Conditionering gebeurt niet zomaar. Conditionering is absoluut niet vrijblijvend. Het is gewild. Pervers. Tegennatuurlijk. Tegen de natuur van de dingen. Conditionering draagt een weloverwogen doel in zich: het drijft de makke kudde in de richting die de machthebbers willen. Besef dat de finaliteit van een gedomesticeerde kudde de roemloosheid van het slachthuis is.
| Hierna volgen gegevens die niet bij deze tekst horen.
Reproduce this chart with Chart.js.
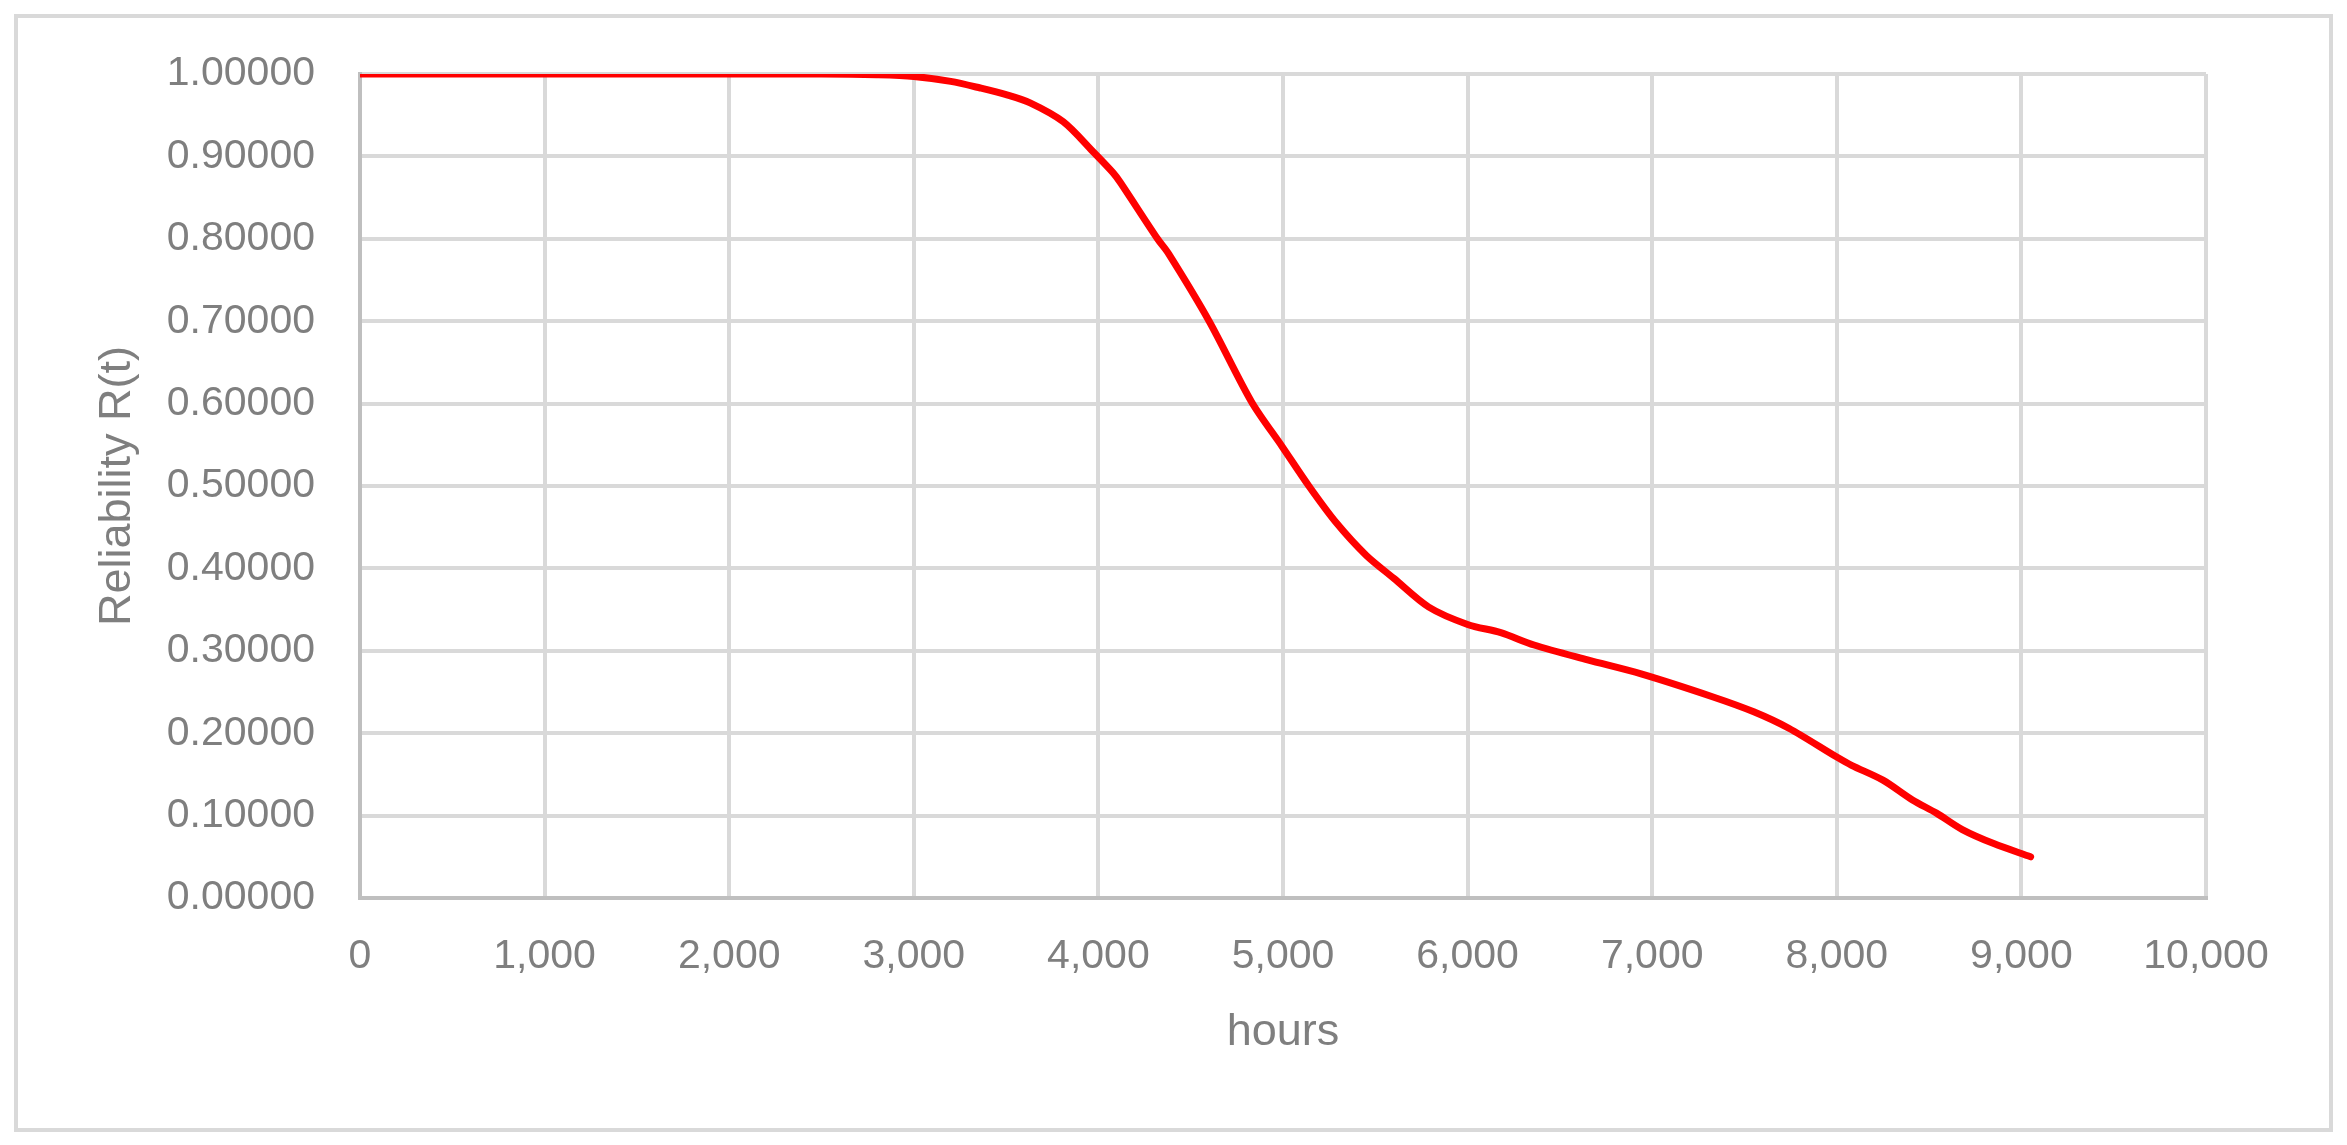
<!DOCTYPE html>
<html>
<head>
<meta charset="utf-8">
<style>
  html, body { margin: 0; padding: 0; background: #ffffff; }
  #wrap { width: 2347px; height: 1145px; }
</style>
<script src="https://cdn.jsdelivr.net/npm/chart.js@4.4.1/dist/chart.umd.min.js"></script>
</head>
<body>
<div id="wrap"><canvas id="c" width="2347" height="1145"></canvas></div>
<script>
// Data
const hours = [0, 500, 1000, 1500, 2000, 2500, 2800, 3000, 3200, 3360, 3500, 3630, 3810, 3970, 4080, 4120, 4320, 4380, 4600, 4830, 4995, 5140, 5290, 5450, 5600, 5790, 6000, 6180, 6360, 6650, 6940, 7330, 7550, 7740, 8000, 8080, 8250, 8410, 8540, 8680, 8850, 9050];
const reliability = [1.000, 1.000, 1.000, 1.000, 1.000, 1.000, 0.999, 0.997, 0.991, 0.983, 0.975, 0.965, 0.942, 0.906, 0.880, 0.868, 0.800, 0.782, 0.700, 0.602, 0.548, 0.500, 0.455, 0.416, 0.388, 0.353, 0.332, 0.322, 0.307, 0.289, 0.272, 0.244, 0.226, 0.206, 0.171, 0.161, 0.143, 0.119, 0.103, 0.083, 0.066, 0.050];
const xTickValues = [0, 1000, 2000, 3000, 4000, 5000, 6000, 7000, 8000, 9000, 10000];
const yTickValues = [0, 0.1, 0.2, 0.3, 0.4, 0.5, 0.6, 0.7, 0.8, 0.9, 1.0];
const xTitle = 'hours';
const yTitle = 'Reliability R(t)';

const points = hours.map((h, i) => ({ x: h, y: reliability[i] }));

const textColor = '#7f7f7f';
const gridColor = '#d9d9d9';
const axisColor = '#bfbfbf';
const fontFamily = '"Liberation Sans", Arial, sans-serif';

const framePlugin = {
  id: 'frame',
  beforeDraw(chart) {
    const ctx = chart.ctx;
    ctx.save();
    ctx.fillStyle = '#ffffff';
    ctx.fillRect(0, 0, chart.width, chart.height);
    ctx.strokeStyle = '#d9d9d9';
    ctx.lineWidth = 4;
    ctx.strokeRect(16, 16, chart.width - 32, chart.height - 31);
    ctx.restore();
  }
};

new Chart(document.getElementById('c'), {
  type: 'line',
  data: {
    datasets: [{
      data: points,
      borderColor: '#ff0000',
      borderWidth: 7,
      borderCapStyle: 'round',
      borderJoinStyle: 'round',
      pointRadius: 0,
      fill: false,
      tension: 0.3
    }]
  },
  options: {
    responsive: false,
    devicePixelRatio: 1,
    animation: false,
    layout: { padding: { left: 0, top: 74, right: 141, bottom: 0 } },
    plugins: { legend: { display: false }, tooltip: { enabled: false } },
    scales: {
      x: {
        type: 'linear',
        min: xTickValues[0],
        max: xTickValues[xTickValues.length - 1],
        afterBuildTicks(scale) { scale.ticks = xTickValues.map(v => ({ value: v })); },
        afterFit(scale) { scale.height = 247; },
        grid: { color: gridColor, lineWidth: 4, drawTicks: false },
        border: { color: axisColor, width: 4 },
        ticks: {
          color: textColor,
          font: { family: fontFamily, size: 41 },
          padding: 34,
          maxRotation: 0,
          autoSkip: false,
          callback: v => Number(v).toLocaleString('en-US')
        },
        title: {
          display: true,
          text: xTitle,
          color: textColor,
          font: { family: fontFamily, size: 45 },
          padding: { top: 0, bottom: 85 }
        }
      },
      y: {
        type: 'linear',
        min: yTickValues[0],
        max: yTickValues[yTickValues.length - 1],
        afterBuildTicks(scale) { scale.ticks = yTickValues.map(v => ({ value: v })); },
        afterFit(scale) { scale.width = 360; },
        grid: { color: gridColor, lineWidth: 4, drawTicks: false },
        border: { color: axisColor, width: 4 },
        ticks: {
          color: textColor,
          font: { family: fontFamily, size: 41 },
          padding: 45,
          autoSkip: false,
          callback: v => Number(v).toFixed(5)
        },
        title: {
          display: true,
          text: yTitle,
          color: textColor,
          font: { family: fontFamily, size: 45 },
          padding: { top: 91, bottom: 0 }
        }
      }
    }
  },
  plugins: [framePlugin]
});
</script>
</body>
</html>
Observeer daarom de verschijnselen met open blik. Kijk persoonlijk. Zélf. Onbevangen. Forensisch aandachtig. Accepterend gelijkmoedig. Zonder hoofd boven je hoofd. Trek de mentale thuisloosheid in. Zie het proces van verandering dat zich elk moment voltrekt. Kijk met Boeddha-ogen. Buddha-cakkhu.
Wie voor dit pad kiest, zal aan een astrante tegendraadsheid een uitstekende eigenschap hebben. De Boeddha noemde dit patisothagami. Dit is roeien tegen de stroom in van de geaccumuleerde, geconditioneerde gewoontepatronen.
Een heilzaam gebrek aan ontzag voor geloof, macht en machthebbers maakt de mens alerter, waakzamer en minder vatbaar voor conditionering. Het is een eigenschap die van jongs af aan moet aangeleerd en—vooral—aangescherpt worden. Het is een kwaliteit die ieder voor zich persoonlijk moet ontwikkelen. Met kordate overtuiging. Met volharding. Adhitthana. Van de machthebbers kan je moeilijk verwachten dat ze zelf de middelen aanreiken die hen ontmaskeren.
Laat je niet inkapselen. Niet insluiten. Duik de Dhamma-stroom in. En zwem. Tegen de stroom in. Rebels als de historische Sakyamuni zelf. Ga voluit. Zonder twijfel. Akathamkathi. Zonder verlangen. Laat niets je zintuigen prikkelen. Alles wat uit de zintuigen geboren wordt, is immers veranderlijk en vergankelijk. Laat onwetendheid, verlangen en afkeer los. Nirasamsa. Laat elke separaatheid met de stroom zichzelf ontmaskeren tot een groteske leugen.
Jij alléén kunt deze diepe ervaring opener maken. Toegankelijker. Anderen kunnen je ondersteunen, kunnen je begeleiden, kunnen je de weg tonen, maar jij alléén bent je eigen baas. Jij bent degene die je geest begrijpt en je hart opent voor inzicht.
Wees je eigen meester. Atta hi attano natho. Breek de ketens van samsara en bevrijd jezelf. Als een buddhankura—een Boeddha in wording.
Ervaar het vluchtige, het efemere, het vergankelijke karakter van al je zintuiglijke impulsen. Ervaar het onstabiele. Het ‘lege’. Het ‘ziel’-loze van alle dingen. Beleef intens hoe alles ontstaat en vergaat. Geen ogenblik gelijk blijft. Élk moment transformeert. Van moment-tot-moment muteert. Aanschouw dit eeuwige proces. Zie het repetitieve karakter ervan. En accepteer het. Zoals het is. Yatha-bhuta.
Zie de onderlinge afhankelijkheid van de dingen. Overdenk hoe het ontstaan van een verschijnsel leidt tot het vergaan van andere verschijnselen. Hoe het vergaan van een ding de voorwaarde vormt voor nieuwe dingen. Paticca samuppada. Ervaar hoe alles één is. Zie de symbiose tussen geboorte en dood. Gelijkmoedig. Zonder doodsangst. Ontstijg het ‘worden’ (P. bhava). Overstijg wedergeboorte. Transcendeer samsara. Proef het Ongeborene (P. ajata) en het Doodloze (P. amata). Ga de stroom binnen.